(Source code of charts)
start

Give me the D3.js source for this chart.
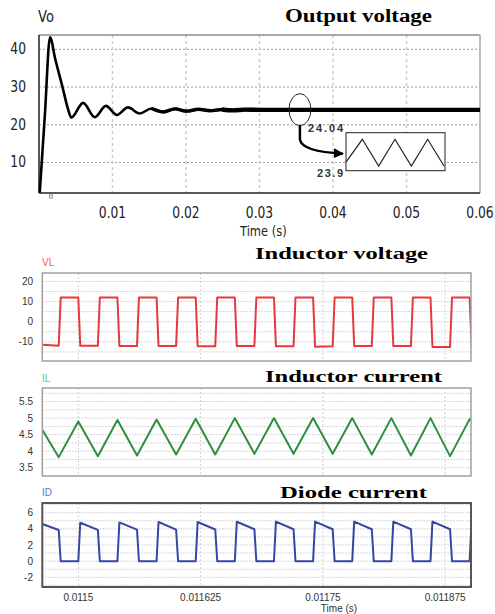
<!DOCTYPE html>
<html>
<head>
<meta charset="utf-8">
<script src="https://cdn.jsdelivr.net/npm/d3@7"></script>
<style>
body { margin: 0; background: #fff; }
svg { display: block; }
</style>
</head>
<body>
<script>
// output voltage, start-up transient (s, V)
var voTime = [0.0001, 0.0008, 0.0015, 0.0022, 0.0032, 0.0039, 0.0044, 0.006, 0.0076, 0.0091, 0.0106, 0.0121, 0.0137,
	0.0153, 0.0169, 0.0185, 0.0201, 0.0217, 0.0233, 0.0249, 0.0265, 0.028, 0.03, 0.04, 0.05, 0.06];
var voValue = [2, 22.6, 43.2, 37.5, 30, 24.5, 21.9, 25.8, 22.0, 25.0, 22.6, 24.6, 23.0,
	24.3, 23.4, 24.2, 23.6, 24.1, 23.7, 24.05, 23.8, 24.0, 23.95, 23.95, 23.95, 23.95];
var voXTicks = [0.01, 0.02, 0.03, 0.04, 0.05, 0.06];
var voYTicks = [10, 20, 30, 40];

// zoomed ripple in the inset (us, V)
var insetTime = [0, 20, 40, 60, 80, 100, 120];
var insetValue = [23.92, 24.04, 23.9, 24.04, 23.9, 24.04, 23.9];

// switching detail (s)
var swTime = [0.0114632,
	0.01148, 0.011482, 0.0115, 0.011502,
	0.01152, 0.011522, 0.01154, 0.011542,
	0.01156, 0.011562, 0.01158, 0.011582,
	0.0116, 0.011602, 0.01162, 0.011622,
	0.01164, 0.011642, 0.01166, 0.011662,
	0.01168, 0.011682, 0.0117, 0.011702,
	0.01172, 0.011722, 0.01174, 0.011742,
	0.01176, 0.011762, 0.01178, 0.011782,
	0.0118, 0.011802, 0.01182, 0.011822,
	0.01184, 0.011842, 0.01186, 0.011862,
	0.01188, 0.011882, 0.0119, 0.011902];
var vlValue = [-11.4,
	-11.9, 12, 12, -11.9,
	-11.9, 12, 12, -12,
	-12, 12, 12, -12,
	-12, 12, 12, -12.2,
	-12.2, 12, 12, -12,
	-12, 12, 12, -12.2,
	-12.2, 12, 12, -12.4,
	-12.2, 12, 12, -12,
	-12, 12, 12, -12,
	-12, 12, 12, -12.5,
	-12.5, 12, 12, -12];
var idValue = [4.6,
	3.85, 0, 0, 4.75,
	3.88, 0, 0, 4.8,
	3.9, 0, 0, 4.85,
	3.9, 0, 0, 4.85,
	3.92, 0, 0, 4.88,
	3.95, 0, 0, 4.9,
	3.95, 0, 0, 4.9,
	3.95, 0, 0, 4.9,
	3.95, 0, 0, 4.9,
	3.95, 0, 0, 4.9,
	3.95, 0, 0, 4.9];
var ilTime = [0.0114632, 0.01148, 0.0115, 0.01152, 0.01154, 0.01156, 0.01158, 0.0116, 0.01162, 0.01164, 0.01166,
	0.01168, 0.0117, 0.01172, 0.01174, 0.01176, 0.01178, 0.0118, 0.01182, 0.01184, 0.01186, 0.01188, 0.0119, 0.0119014];
var ilValue = [4.65, 3.82, 4.9, 3.85, 4.94, 3.87, 4.96, 3.9, 4.98, 3.9, 5.0,
	3.92, 5.0, 3.92, 5.0, 3.92, 5.0, 3.9, 5.0, 3.87, 5.0, 3.85, 4.97, 4.95];
var swXTicks = [0.0115, 0.011625, 0.01175, 0.011875];
var swXLabels = ["0.0115", "0.011625", "0.01175", "0.011875"];
var vlYTicks = [20, 10, 0, -10];
var ilYTicks = [5.5, 5, 4.5, 4, 3.5];
var idYTicks = [6, 4, 2, 0, -2];

var narrow = "'Liberation Sans Narrow', 'Arial Narrow', 'DejaVu Sans', sans-serif";
var sans = "'Liberation Sans', Arial, sans-serif";
var serif = "'Liberation Serif', 'Times New Roman', serif";

var svg = d3.select("body").append("svg")
	.attr("width", 495)
	.attr("height", 614);

var defs = svg.append("defs");
defs.append("marker")
	.attr("id", "arrow")
	.attr("viewBox", "0 0 10 10")
	.attr("refX", 9).attr("refY", 5)
	.attr("markerWidth", 4).attr("markerHeight", 4)
	.attr("orient", "auto")
	.append("path")
	.attr("d", "M0,0 L10,5 L0,10 z")
	.attr("fill", "black");

function pairs(t, v) {
	return t.map(function(d, i) { return [d, v[i]]; });
}

// narrow labels: squeeze a normal sans horizontally around its anchor
function narrowText(sel, x, y, anchor, size, txt) {
	return sel.append("text")
		.attr("transform", "translate(" + x + "," + y + ") scale(0.82,1)")
		.attr("text-anchor", anchor)
		.style("font-family", narrow)
		.style("font-size", size + "px")
		.attr("fill", "#222")
		.text(txt);
}

// ---------- output voltage ----------
var x0 = d3.scaleLinear().domain([0, 0.06]).range([39, 480]);
var y0 = d3.scaleLinear().domain([1.9, 43.8]).range([193, 35]);

svg.selectAll(".vo-hgrid")
	.data(voYTicks).enter()
	.append("line")
	.attr("x1", x0(0)).attr("x2", x0(0.06))
	.attr("y1", function(d) { return y0(d); })
	.attr("y2", function(d) { return y0(d); })
	.attr("stroke", "#999")
	.attr("stroke-dasharray", "2,2");

svg.selectAll(".vo-vgrid")
	.data(voXTicks.slice(0, 5)).enter()
	.append("line")
	.attr("x1", function(d) { return x0(d); })
	.attr("x2", function(d) { return x0(d); })
	.attr("y1", y0.range()[1]).attr("y2", y0.range()[0])
	.attr("stroke", "#ccc")
	.attr("stroke-width", 1.5)
	.attr("stroke-dasharray", "3,3");

// frame
svg.append("line").attr("x1", 39).attr("x2", 480).attr("y1", 35).attr("y2", 35).attr("stroke", "#555");
svg.append("line").attr("x1", 480).attr("x2", 480).attr("y1", 35).attr("y2", 193).attr("stroke", "#bbb").attr("stroke-width", 2);
svg.append("line").attr("x1", 39).attr("x2", 39).attr("y1", 35).attr("y2", 193).attr("stroke", "#222").attr("stroke-width", 1.5);
svg.append("line").attr("x1", 39).attr("x2", 480).attr("y1", 193).attr("y2", 193).attr("stroke", "#222").attr("stroke-width", 1.5);
svg.append("rect").attr("x", 49.5).attr("y", 195).attr("width", 3).attr("height", 3)
	.attr("fill", "none").attr("stroke", "#777").attr("stroke-width", 0.8);

var voLine = d3.line()
	.x(function(d) { return x0(d[0]); })
	.y(function(d) { return y0(d[1]); })
	.curve(d3.curveMonotoneX);

var voData = pairs(voTime, voValue);
svg.append("path")
	.attr("d", voLine(voData))
	.attr("fill", "none")
	.attr("stroke", "black")
	.attr("stroke-width", 2.6);
// later part looks thicker because of the ripple
svg.append("path")
	.attr("d", voLine(voData.filter(function(d) { return d[0] >= 0.0153; })))
	.attr("fill", "none")
	.attr("stroke", "black")
	.attr("stroke-width", 3.4);
svg.append("path")
	.attr("d", voLine(voData.filter(function(d) { return d[0] >= 0.0249; })))
	.attr("fill", "none")
	.attr("stroke", "black")
	.attr("stroke-width", 4.4);

voYTicks.forEach(function(d) {
	narrowText(svg, 26, y0(d) + 5, "end", 15, d);
});
voXTicks.forEach(function(d) {
	narrowText(svg, x0(d), 218, "middle", 15, d);
});
narrowText(svg, 240, 236, "start", 14, "Time (s)");
narrowText(svg, 38, 22, "start", 16, "Vo");

svg.append("text").attr("x", 285).attr("y", 22)
	.attr("textLength", 147).attr("lengthAdjust", "spacingAndGlyphs")
	.style("font-family", serif).style("font-size", "18px").style("font-weight", "bold")
	.text("Output voltage");

// zoom annotation
var ex = x0(0.0355), ey = y0(24);
svg.append("ellipse")
	.attr("cx", ex).attr("cy", ey)
	.attr("rx", 11).attr("ry", 16)
	.attr("fill", "none").attr("stroke", "#222").attr("stroke-width", 1);
svg.append("path")
	.attr("d", "M" + ex + "," + (ey + 16) + " L" + ex + "," + (ey + 30) + " Q" + (ex + 2) + "," + (ey + 42) + " " + (ex + 43) + "," + (ey + 44))
	.attr("fill", "none")
	.attr("stroke", "black")
	.attr("stroke-width", 2.5)
	.attr("marker-end", "url(#arrow)");

var ix = d3.scaleLinear().domain([0, 120]).range([346, 444]);
var iy = d3.scaleLinear().domain([23.9, 24.04]).range([166, 139.3]);
svg.append("rect")
	.attr("x", 346).attr("y", 132.7).attr("width", 99).attr("height", 38)
	.attr("fill", "white").attr("stroke", "#222").attr("stroke-width", 1);
svg.append("path")
	.attr("d", d3.line()
		.x(function(d) { return ix(d[0]); })
		.y(function(d) { return iy(d[1]); })(pairs(insetTime, insetValue)))
	.attr("fill", "none").attr("stroke", "#222").attr("stroke-width", 1.2);
svg.append("text").attr("x", 308).attr("y", 132)
	.attr("textLength", 35).attr("lengthAdjust", "spacing")
	.style("font-family", sans).style("font-size", "11px").style("font-weight", "bold").attr("fill", "#333")
	.text("24.04");
svg.append("text").attr("x", 317).attr("y", 177)
	.attr("textLength", 26).attr("lengthAdjust", "spacing")
	.style("font-family", sans).style("font-size", "11px").style("font-weight", "bold").attr("fill", "#333")
	.text("23.9");

// ---------- switching waveforms ----------
var xs = d3.scaleLinear().domain([0.0114632, 0.0119014]).range([42.3, 471]);

function drawPanel(p) {
	var y = d3.scaleLinear().domain(p.yDomain).range([p.bottom, p.top]);
	var g = svg.append("g");
	var clipId = "clip-" + p.name;
	defs.append("clipPath").attr("id", clipId)
		.append("rect")
		.attr("x", xs.range()[0]).attr("y", p.top)
		.attr("width", xs.range()[1] - xs.range()[0]).attr("height", p.bottom - p.top);

	g.selectAll(".hgrid")
		.data(p.grid).enter()
		.append("line")
		.attr("x1", xs.range()[0]).attr("x2", xs.range()[1])
		.attr("y1", function(d) { return y(d); })
		.attr("y2", function(d) { return y(d); })
		.attr("stroke", "#c8c8c8")
		.attr("stroke-dasharray", "1.5,1.5");
	g.selectAll(".vgrid")
		.data(swXTicks).enter()
		.append("line")
		.attr("x1", function(d) { return xs(d); })
		.attr("x2", function(d) { return xs(d); })
		.attr("y1", p.top).attr("y2", p.bottom)
		.attr("stroke", "#d0d0d0")
		.attr("stroke-dasharray", "2,2");

	g.append("path")
		.attr("clip-path", "url(#" + clipId + ")")
		.attr("d", d3.line()
			.x(function(d) { return xs(d[0]); })
			.y(function(d) { return y(d[1]); })(pairs(p.time, p.values)))
		.attr("fill", "none")
		.attr("stroke", p.color)
		.attr("stroke-width", 2)
		.attr("stroke-linejoin", "round");

	g.append("rect")
		.attr("x", xs.range()[0]).attr("y", p.top)
		.attr("width", xs.range()[1] - xs.range()[0]).attr("height", p.bottom - p.top)
		.attr("fill", "none")
		.attr("stroke", p.frame)
		.attr("stroke-width", p.frameWidth);

	g.selectAll(".ylab")
		.data(p.ticks).enter()
		.append("text")
		.attr("x", 33)
		.attr("y", function(d) { return y(d); })
		.attr("dy", "0.35em")
		.attr("text-anchor", "end")
		.style("font-family", sans)
		.style("font-size", "10px")
		.attr("fill", "#333")
		.text(function(d) { return d; });

	g.append("text")
		.attr("x", 42).attr("y", p.labelY)
		.style("font-family", sans).style("font-size", "10px")
		.attr("fill", p.labelColor)
		.text(p.name);
	g.append("text")
		.attr("x", p.titleX).attr("y", p.titleY)
		.attr("textLength", p.titleLen).attr("lengthAdjust", "spacingAndGlyphs")
		.style("font-family", serif).style("font-size", "17px").style("font-weight", "bold")
		.text(p.title);
}

drawPanel({
	name: "VL", title: "Inductor voltage", titleX: 255, titleY: 259, titleLen: 173,
	top: 273, bottom: 361, yDomain: [-19.5, 24.2],
	grid: [-15, -10, -5, 0, 5, 10, 15, 20], ticks: vlYTicks,
	time: swTime, values: vlValue,
	color: "#e8383d", labelColor: "#f05a5a", labelY: 266,
	frame: "#a0a0a0", frameWidth: 1.5
});
drawPanel({
	name: "IL", title: "Inductor current", titleX: 265, titleY: 381.5, titleLen: 177,
	top: 388, bottom: 476, yDomain: [3.25, 5.91],
	grid: [3.5, 3.75, 4, 4.25, 4.5, 4.75, 5, 5.25, 5.5, 5.75], ticks: ilYTicks,
	time: ilTime, values: ilValue,
	color: "#2f8f3e", labelColor: "#6cc070", labelY: 381.5,
	frame: "#a0a0a0", frameWidth: 1.5
});
drawPanel({
	name: "ID", title: "Diode current", titleX: 280, titleY: 497.5, titleLen: 147,
	top: 503, bottom: 587, yDomain: [-3.2, 7.2],
	grid: [-3, -2, -1, 0, 1, 2, 3, 4, 5, 6, 7], ticks: idYTicks,
	time: swTime, values: idValue,
	color: "#3447a6", labelColor: "#6c72c8", labelY: 495.5,
	frame: "#555", frameWidth: 2
});

svg.selectAll(".sw-xlab")
	.data(swXTicks).enter()
	.append("text")
	.attr("x", function(d) { return xs(d); })
	.attr("y", 601)
	.attr("text-anchor", "middle")
	.style("font-family", sans)
	.style("font-size", "10px")
	.attr("fill", "#333")
	.text(function(d, i) { return swXLabels[i]; });
svg.append("text").attr("x", 339).attr("y", 611.5)
	.attr("text-anchor", "middle")
	.style("font-family", sans).style("font-size", "10px").attr("fill", "#333")
	.text("Time (s)");
</script>
</body>
</html>
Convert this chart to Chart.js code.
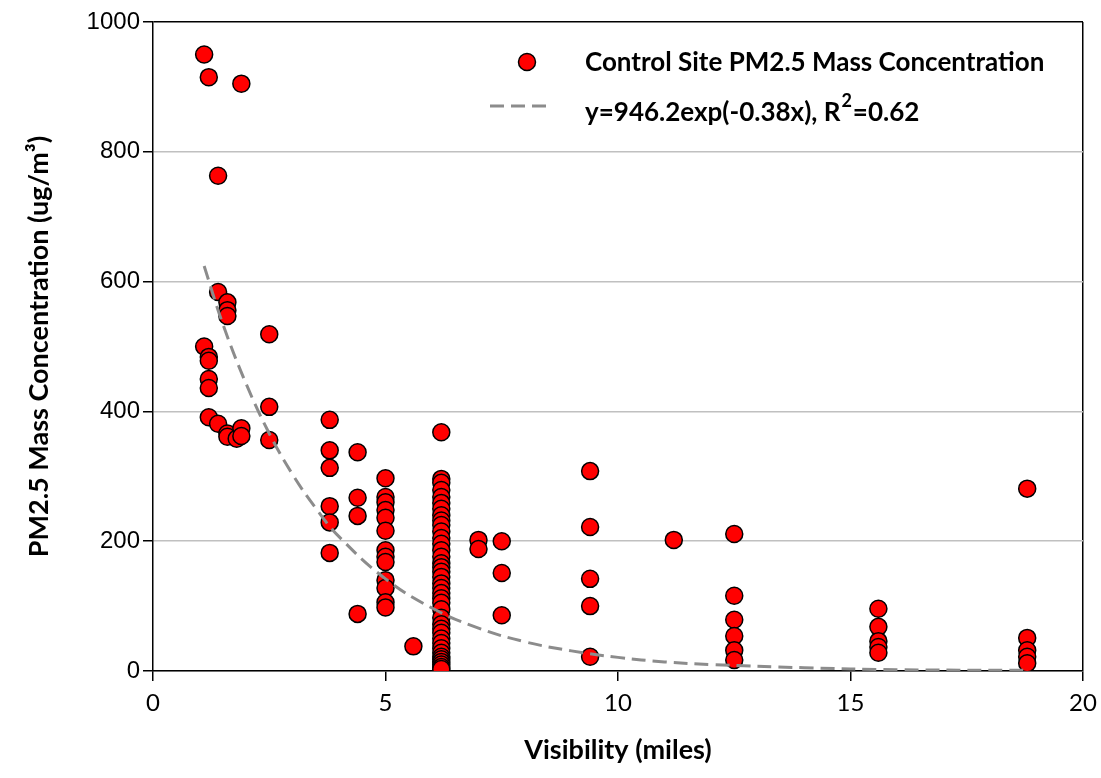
<!DOCTYPE html>
<html>
<head>
<meta charset="utf-8">
<script src="https://cdn.jsdelivr.net/npm/chart.js@4.4.0/dist/chart.umd.min.js"></script>
<style>
  html, body { margin: 0; padding: 0; background: #fff; }
</style>
</head>
<body>
<canvas id="myChart" width="1101" height="778"></canvas>
<script>
// valores
const visibility = [
  1.1, 1.2, 1.1, 1.2, 1.2, 1.2, 1.2, 1.2,
  1.4, 1.4, 1.4,
  1.6, 1.6, 1.6, 1.6, 1.6,
  1.8, 1.9, 1.9, 1.9,
  2.5, 2.5, 2.5,
  3.8, 3.8, 3.8, 3.8, 3.8, 3.8,
  4.4, 4.4, 4.4, 4.4,
  5, 5, 5, 5, 5, 5, 5, 5, 5, 5, 5, 5, 5,
  5.6,
  6.2, 6.2, 6.2, 6.2, 6.2, 6.2, 6.2, 6.2, 6.2, 6.2,
  6.2, 6.2, 6.2, 6.2, 6.2, 6.2, 6.2, 6.2, 6.2, 6.2,
  6.2, 6.2, 6.2, 6.2, 6.2, 6.2, 6.2, 6.2, 6.2, 6.2,
  6.2, 6.2, 6.2, 6.2, 6.2, 6.2, 6.2, 6.2, 6.2,
  7.0, 7.0,
  7.5, 7.5, 7.5,
  9.4, 9.4, 9.4, 9.4, 9.4,
  11.2,
  12.5, 12.5, 12.5, 12.5, 12.5, 12.5,
  15.6, 15.6, 15.6, 15.6, 15.6,
  18.8, 18.8, 18.8, 18.8, 18.8
];
const pm25 = [
  950, 915, 500, 484, 478, 450, 436, 391,
  763, 584, 381,
  568, 556, 547, 366, 361,
  358, 905, 374, 362,
  519, 407, 356,
  387, 340, 313, 254, 229, 182,
  337, 267, 239, 88,
  297, 268, 260, 248, 236, 216, 186, 176, 168, 140, 128, 106, 98,
  38,
  368, 296, 290, 279, 268, 259, 250, 240, 232, 225,
  215, 205, 196, 186, 176, 166, 160, 153, 145, 135,
  128, 120, 112, 105, 95, 82, 72, 65, 59, 50,
  43, 35, 28, 22, 18, 14, 10, 6, 3,
  202, 188,
  200, 151, 86,
  308, 222, 142, 100, 22,
  202,
  211, 116, 79, 54, 32, 17,
  96, 68, 46, 37, 28,
  281, 51, 32, 22, 12
];
const fitX = [1.1, 1.5, 2, 2.5, 3, 3.5, 4, 5, 6, 7, 8, 9, 10, 11, 12, 14, 16, 18.8];
const fitY = [624, 535, 443, 366, 303, 251, 207, 142, 97, 66, 45, 31, 21, 14, 10, 5, 2, 1];

const xTicks = [0, 5, 10, 15, 20];
const yTicks = [0, 200, 400, 600, 800, 1000];

const serieNombre = "Control Site PM2.5 Mass Concentration";
const ajusteNombre = "y=946.2exp(-0.38x), R";

const puntos = visibility.map((x, i) => ({ x: x, y: pm25[i] }));
const ajuste = fitX.map((x, i) => ({ x: x, y: fitY[i] }));

// leyenda dibujada dentro del area de la grafica
const leyenda = {
  id: "leyenda",
  afterDraw(chart) {
    const c = chart.ctx;
    c.save();
    // circulo
    c.beginPath();
    c.arc(527, 62, 8.5, 0, Math.PI * 2);
    c.fillStyle = "#ff0000";
    c.fill();
    c.lineWidth = 1.5;
    c.strokeStyle = "#000";
    c.stroke();
    // linea discontinua
    c.beginPath();
    c.setLineDash([14, 7]);
    c.moveTo(490, 106);
    c.lineTo(548, 106);
    c.strokeStyle = "#8c8c8c";
    c.lineWidth = 3;
    c.stroke();
    c.setLineDash([]);
    c.fillStyle = "#000";
    c.font = "bold 26px Lato";
    c.textBaseline = "middle";
    c.fillText(serieNombre, 585, 63);
    c.fillText(ajusteNombre, 585, 113);
    let w = c.measureText(ajusteNombre).width;
    c.font = "bold 18px Lato";
    c.fillText("2", 585 + w + 1, 101);
    let w2 = c.measureText("2").width;
    c.font = "bold 26px Lato";
    c.fillText("=0.62", 585 + w + w2 + 2, 113);
    c.restore();
  }
};

const ctx = document.getElementById("myChart").getContext("2d");
const myChart = new Chart(ctx, {
  type: "scatter",
  data: {
    datasets: [
      {
        label: ajusteNombre,
        data: ajuste,
        showLine: true,
        borderColor: "#8c8c8c",
        borderWidth: 3,
        borderDash: [14, 7],
        pointRadius: 0,
        tension: 0.4,
        order: 0
      },
      {
        label: serieNombre,
        data: puntos,
        backgroundColor: "#ff0000",
        borderColor: "#000000",
        borderWidth: 1.5,
        pointRadius: 8.5,
        order: 1
      }
    ]
  },
  options: {
    responsive: false,
    animation: false,
    layout: { padding: { top: 22, right: 18, left: 0, bottom: 0 } },
    plugins: {
      legend: { display: false },
      tooltip: { enabled: false }
    },
    scales: {
      x: {
        type: "linear",
        min: 0,
        max: 20,
        afterBuildTicks: (s) => { s.ticks = xTicks.map(v => ({ value: v })); },
        afterFit: (s) => { s.height = 107; s.paddingLeft = 0; s.paddingRight = 0; },
        grid: {
          drawOnChartArea: true,
          color: (c) => (c.tick && c.tick.value === 20 ? "#000" : "rgba(0,0,0,0)"),
          tickColor: "#000",
          tickLength: 10,
          lineWidth: 1.5
        },
        border: { color: "#000", width: 1.5 },
        ticks: { color: "#000", font: { family: "Lato", size: 24 }, padding: 8 },
        title: {
          display: true,
          text: "Visibility (miles)",
          color: "#000",
          font: { family: "Lato", size: 27, weight: "bold" },
          padding: { top: 0, bottom: 12 }
        }
      },
      y: {
        type: "linear",
        min: 0,
        max: 1000,
        afterBuildTicks: (s) => { s.ticks = yTicks.map(v => ({ value: v })); },
        afterFit: (s) => { s.width = 153; s.paddingTop = 0; s.paddingBottom = 0; },
        grid: {
          color: (c) => (c.tick && (c.tick.value === 1000) ? "#000" : "#c0c0c0"),
          lineWidth: 1.5,
          tickColor: "#000",
          tickLength: 10
        },
        border: { color: "#000", width: 1.5 },
        ticks: {
          color: "#000",
          font: { family: "Liberation Sans", size: 24 },
          padding: 3,
          callback: (v) => String(v)
        },
        title: {
          display: true,
          text: "PM2.5 Mass Concentration (ug/m³)",
          color: "#000",
          font: { family: "Lato", size: 27, weight: "bold" },
          padding: { top: 23, bottom: 0 }
        }
      }
    }
  },
  plugins: [leyenda]
});
</script>
</body>
</html>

end

> **REQUIREMENTS**: Give the lines again word for word, from the start of the records to the line holding "var voYTicks = [10, 20, 30, 40];", both included, and leave out any picture.

> **RESPONSE BELOW**:
Give me the D3.js source for this chart.
<!DOCTYPE html>
<html>
<head>
<meta charset="utf-8">
<script src="https://cdn.jsdelivr.net/npm/d3@7"></script>
<style>
body { margin: 0; background: #fff; }
svg { display: block; }
</style>
</head>
<body>
<script>
// output voltage, start-up transient (s, V)
var voTime = [0.0001, 0.0008, 0.0015, 0.0022, 0.0032, 0.0039, 0.0044, 0.006, 0.0076, 0.0091, 0.0106, 0.0121, 0.0137,
	0.0153, 0.0169, 0.0185, 0.0201, 0.0217, 0.0233, 0.0249, 0.0265, 0.028, 0.03, 0.04, 0.05, 0.06];
var voValue = [2, 22.6, 43.2, 37.5, 30, 24.5, 21.9, 25.8, 22.0, 25.0, 22.6, 24.6, 23.0,
	24.3, 23.4, 24.2, 23.6, 24.1, 23.7, 24.05, 23.8, 24.0, 23.95, 23.95, 23.95, 23.95];
var voXTicks = [0.01, 0.02, 0.03, 0.04, 0.05, 0.06];
var voYTicks = [10, 20, 30, 40];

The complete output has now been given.